As I was in emotional rehab working on myself by myself for myself, the only question that was on my mind was: how can I possibly prevent this from happening again? And if it ever happens, how do I minimize the casualties should I do one or more rounds of this bittersweet suffering? I asked myself this question because I knew that if I kept on doing what I was doing I would turn into your cynical friend I mentioned earlier who you grew tired off and eventually unfriended on Facebook, blocked on Snapchat, Whatsapp, Viber, Imo, and also IRL. I didn’t want that to happen to me. I didn’t want to be that type of person. And to my question, some people’s answer was to build walls around my heart to protect it. In theory it works great but in reality, you confine yourself in a very lonely place emotionally and while you are protecting yourself from being hurt, you are also protecting yourself from being happy.  And who wants to live a safe but unhappy life? Maybe some people do but I didn’t.
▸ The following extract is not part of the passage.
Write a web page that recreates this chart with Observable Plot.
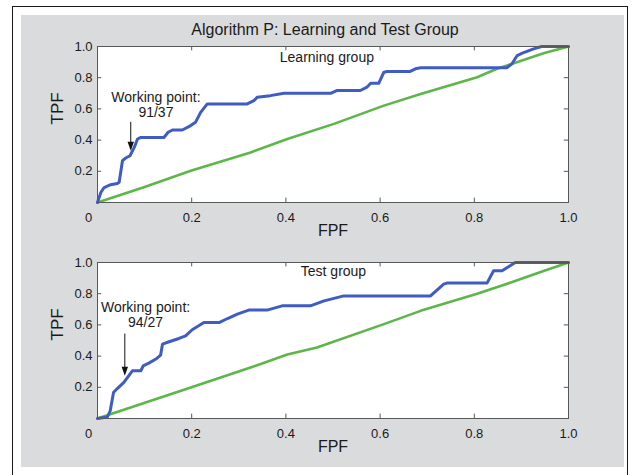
<!DOCTYPE html>
<html>
<head>
<meta charset="utf-8">
<script src="https://cdn.jsdelivr.net/npm/d3@7"></script>
<script src="https://cdn.jsdelivr.net/npm/@observablehq/plot@0.6"></script>
<style>
  body { margin: 0; background: #ffffff; width: 636px; height: 475px; overflow: hidden; position: relative; font-family: "Liberation Sans", Arial, sans-serif; }
  #outer { position: absolute; left: 12px; top: 6px; width: 616px; height: 480px; border: 1.5px solid #1a1a1a; border-bottom: none; box-sizing: border-box; }
  #panel { position: absolute; left: 21px; top: 15px; width: 603px; height: 452px; background: #dadbdd; }
  #title { position: absolute; left: 21px; top: 21px; width: 608px; text-align: center; font-size: 16px; line-height: 18px; color: #1a1a1a; }
  .plotbox { position: absolute; left: 21px; }
</style>
</head>
<body>
<div id="outer"></div>
<div id="panel"></div>
<div id="title">Algorithm P: Learning and Test Group</div>
<div id="top" class="plotbox" style="top:40px"></div>
<div id="bottom" class="plotbox" style="top:255px"></div>
<script>
// ---- data ----
const xTickValues = [0.2, 0.4, 0.6, 0.8, 1.0];
const yTickValues = [0.2, 0.4, 0.6, 0.8, 1.0];
const innerTicks = [0.2, 0.4, 0.6, 0.8];
const originLabel = ["0"];

const learnTitle = "Learning group";
const learnWorking = "Working point:\n91/37";
const learnFPF = [0, 0.007, 0.014, 0.028, 0.042, 0.046, 0.053, 0.06, 0.069, 0.078, 0.085, 0.092, 0.141, 0.150, 0.159, 0.180, 0.198, 0.208, 0.219, 0.233, 0.318, 0.332, 0.339, 0.367, 0.396, 0.495, 0.509, 0.558, 0.572, 0.580, 0.597, 0.608, 0.615, 0.664, 0.675, 0.686, 0.869, 0.880, 0.891, 0.902, 0.926, 0.943, 1.0];
const learnTPF = [0, 0.064, 0.096, 0.114, 0.122, 0.13, 0.268, 0.285, 0.30, 0.353, 0.407, 0.417, 0.417, 0.45, 0.465, 0.465, 0.493, 0.514, 0.578, 0.632, 0.632, 0.653, 0.674, 0.685, 0.70, 0.70, 0.718, 0.718, 0.739, 0.764, 0.764, 0.835, 0.84, 0.84, 0.857, 0.864, 0.864, 0.889, 0.942, 0.957, 0.985, 1.0, 1.0];
const learnChanceFPF = [0, 0.1, 0.198, 0.325, 0.403, 0.502, 0.608, 0.686, 0.806, 0.848, 0.876, 0.947, 1.0];
const learnChanceTPF = [0, 0.1, 0.204, 0.321, 0.407, 0.504, 0.621, 0.696, 0.803, 0.857, 0.884, 0.957, 1.0];
const learnArrow = {x: 0.0706, y1: 0.514, y2: 0.332};
const learnTextPos = {x: 0.124, y: 0.63};
const learnTitlePos = {x: 0.487, y: 0.931};

const testTitle = "Test group";
const testWorking = "Working point:\n94/27";
const testFPF = [0, 0.021, 0.027, 0.034, 0.042, 0.056, 0.074, 0.092, 0.097, 0.109, 0.124, 0.134, 0.138, 0.152, 0.173, 0.187, 0.201, 0.226, 0.258, 0.276, 0.297, 0.321, 0.360, 0.392, 0.452, 0.481, 0.523, 0.707, 0.735, 0.742, 0.827, 0.841, 0.859, 0.876, 0.887, 1.0];
const testTPF = [0, 0.01, 0.049, 0.167, 0.192, 0.231, 0.306, 0.306, 0.338, 0.355, 0.381, 0.406, 0.477, 0.492, 0.513, 0.530, 0.569, 0.615, 0.615, 0.641, 0.669, 0.695, 0.695, 0.722, 0.722, 0.754, 0.786, 0.786, 0.861, 0.868, 0.868, 0.947, 0.947, 0.979, 1.0, 1.0];
const testChanceFPF = [0, 0.198, 0.325, 0.403, 0.466, 0.608, 0.686, 0.806, 0.876, 0.947, 1.0];
const testChanceTPF = [0, 0.199, 0.327, 0.41, 0.455, 0.605, 0.690, 0.80, 0.87, 0.945, 1.0];
const testArrow = {x: 0.058, y1: 0.541, y2: 0.274};
const testTextPos = {x: 0.102, y: 0.665};
const testTitlePos = {x: 0.501, y: 0.940};

const blue = "#3f5cc4";
const green = "#5cb64a";
const frameColor = "#555a58";

// downward filled triangle with tip at the point
const downTriangle = {
  draw(context, size) {
    const w = 3.2, h = 9;
    context.moveTo(0, 0);
    context.lineTo(-w, -h);
    context.lineTo(w, -h);
    context.closePath();
  }
};

function makePlot({fpf, tpf, chanceFpf, chanceTpf, title, titlePos, working, textPos, arrow, marginTop, height}) {
  const curve = fpf.map((x, i) => ({x, y: tpf[i]}));
  const chance = chanceFpf.map((x, i) => ({x, y: chanceTpf[i]}));
  const tly = 0.028, tlx = 0.009;
  return Plot.plot({
    width: 603,
    height,
    marginLeft: 76,
    marginRight: 56,
    marginTop,
    marginBottom: height - marginTop - 156,
    style: {fontFamily: "'Liberation Sans', Arial, sans-serif", fontSize: "13px", color: "#1a1a1a", background: "transparent", overflow: "visible"},
    x: {domain: [0, 1]},
    y: {domain: [0, 1]},
    marks: [
      Plot.frame({fill: "white"}),
      Plot.ruleX(innerTicks, {x: d => d, y1: 0, y2: tly, stroke: frameColor, strokeWidth: 1}),
      Plot.ruleX(innerTicks, {x: d => d, y1: 1 - tly, y2: 1, stroke: frameColor, strokeWidth: 1}),
      Plot.ruleY(innerTicks, {y: d => d, x1: 0, x2: tlx, stroke: frameColor, strokeWidth: 1}),
      Plot.ruleY(innerTicks, {y: d => d, x1: 1 - tlx, x2: 1, stroke: frameColor, strokeWidth: 1}),
      Plot.line(chance, {x: "x", y: "y", stroke: green, strokeWidth: 2.6, strokeLinejoin: "round"}),
      Plot.line(curve, {x: "x", y: "y", stroke: blue, strokeWidth: 3, strokeLinejoin: "round"}),
      Plot.frame({stroke: frameColor, strokeWidth: 1}),
      Plot.axisX({ticks: xTickValues, tickFormat: d3.format(".1f"), tickSize: 0, tickPadding: 10, label: null, fontSize: 13, fill: "#1a1a1a"}),
      Plot.axisY({ticks: yTickValues, tickFormat: d3.format(".1f"), tickSize: 0, tickPadding: 5, label: null, fontSize: 13, fill: "#1a1a1a"}),
      Plot.text(originLabel, {x: 0, y: 0, text: d => d, dx: -9, dy: 15, fontSize: 13, fill: "#1a1a1a"}),
      Plot.text(["FPF"], {frameAnchor: "bottom", text: d => d, dy: 33, fontSize: 16, fill: "#1a1a1a"}),
      Plot.text(["TPF"], {frameAnchor: "left", text: d => d, dx: -40, rotate: -90, fontSize: 17, fill: "#1a1a1a"}),
      Plot.text([title], {x: titlePos.x, y: titlePos.y, text: d => d, fontSize: 14, fill: "#1a1a1a"}),
      Plot.text([working], {x: textPos.x, y: textPos.y, text: d => d, fontSize: 14, lineHeight: 1.08, fill: "#1a1a1a"}),
      Plot.ruleX([arrow], {x: "x", y1: "y1", y2: d => d.y2 + 0.05, stroke: "#111", strokeWidth: 1}),
      Plot.dot([arrow], {x: "x", y: "y2", symbol: downTriangle, fill: "#111", stroke: "none", r: 5})
    ]
  });
}

document.getElementById("top").append(makePlot({
  fpf: learnFPF, tpf: learnTPF, chanceFpf: learnChanceFPF, chanceTpf: learnChanceTPF,
  title: learnTitle, titlePos: learnTitlePos, working: learnWorking, textPos: learnTextPos,
  arrow: learnArrow, marginTop: 6, height: 207
}));
document.getElementById("bottom").append(makePlot({
  fpf: testFPF, tpf: testTPF, chanceFpf: testChanceFPF, chanceTpf: testChanceTPF,
  title: testTitle, titlePos: testTitlePos, working: testWorking, textPos: testTextPos,
  arrow: testArrow, marginTop: 7, height: 208
}));
</script>
</body>
</html>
My epiphany about how expectations could ruin everything before things even started led me to learn how to walk into relationships without expectations; and if this was impossible, helped me keep them very minimal. I have learned not to expect the good nights and good morning calls/ texts and the fluffy stuff that came with being in a relationship. And when my heart was too wild and loving beyond reason, I learned to not expect too much because I couldn’t sustain the hurt and pain that came with being disappointed. I tend to have very high expectations for myself and as a human being, I most of the time fail to hold them, hence disappointing myself at many occasion. So if I can’t hold these expectations, why do I expect somebody to hold them? I have learned to not expect somebody to fix me, mend my broken heart, cure my debilitating loneliness, fill the void I experience more than I would ever like to acknowledge or be my hero and save me from the monsters of my past that more than once have come back to haunt me. I don’t expect somebody to be my everything and I don’t expect somebody to make me his/her everything because the amount of pressure and the unrealistic expectations that come with it are untold of and highly unrealistic! And it wouldn’t be fair to put somebody through that because this is not their job!

The most important thing when it comes to expectations is to not expect somebody to love you when they actually don’t and no matter how hard it is to love someone without being love in return, you have to accept it. Learning to be happy in a relationship starts with being happy alone and this calls to your ability to be self-reliant and to look within yourself for all those things you are seeking through a relationship. It starts with your ability to be independent and keep your expectations from your Significant other non-existent or, at best, minimal because you know that all you need lies within you.

Don’t wait for somebody to make you smile, be happy or give you validation: do it yourself, create your own happiness. Don’t wait for somebody to be your hero: be your own hero, write your own story. There is a power that stems from the ability to be self-reliant and fuels your desire to be happy in a relationship that can only be reached once you have mastered the art of expecting nothing. And until you learn how to do that, being happy will remain nothing but a foreign concept which you will never be able to fully grasp.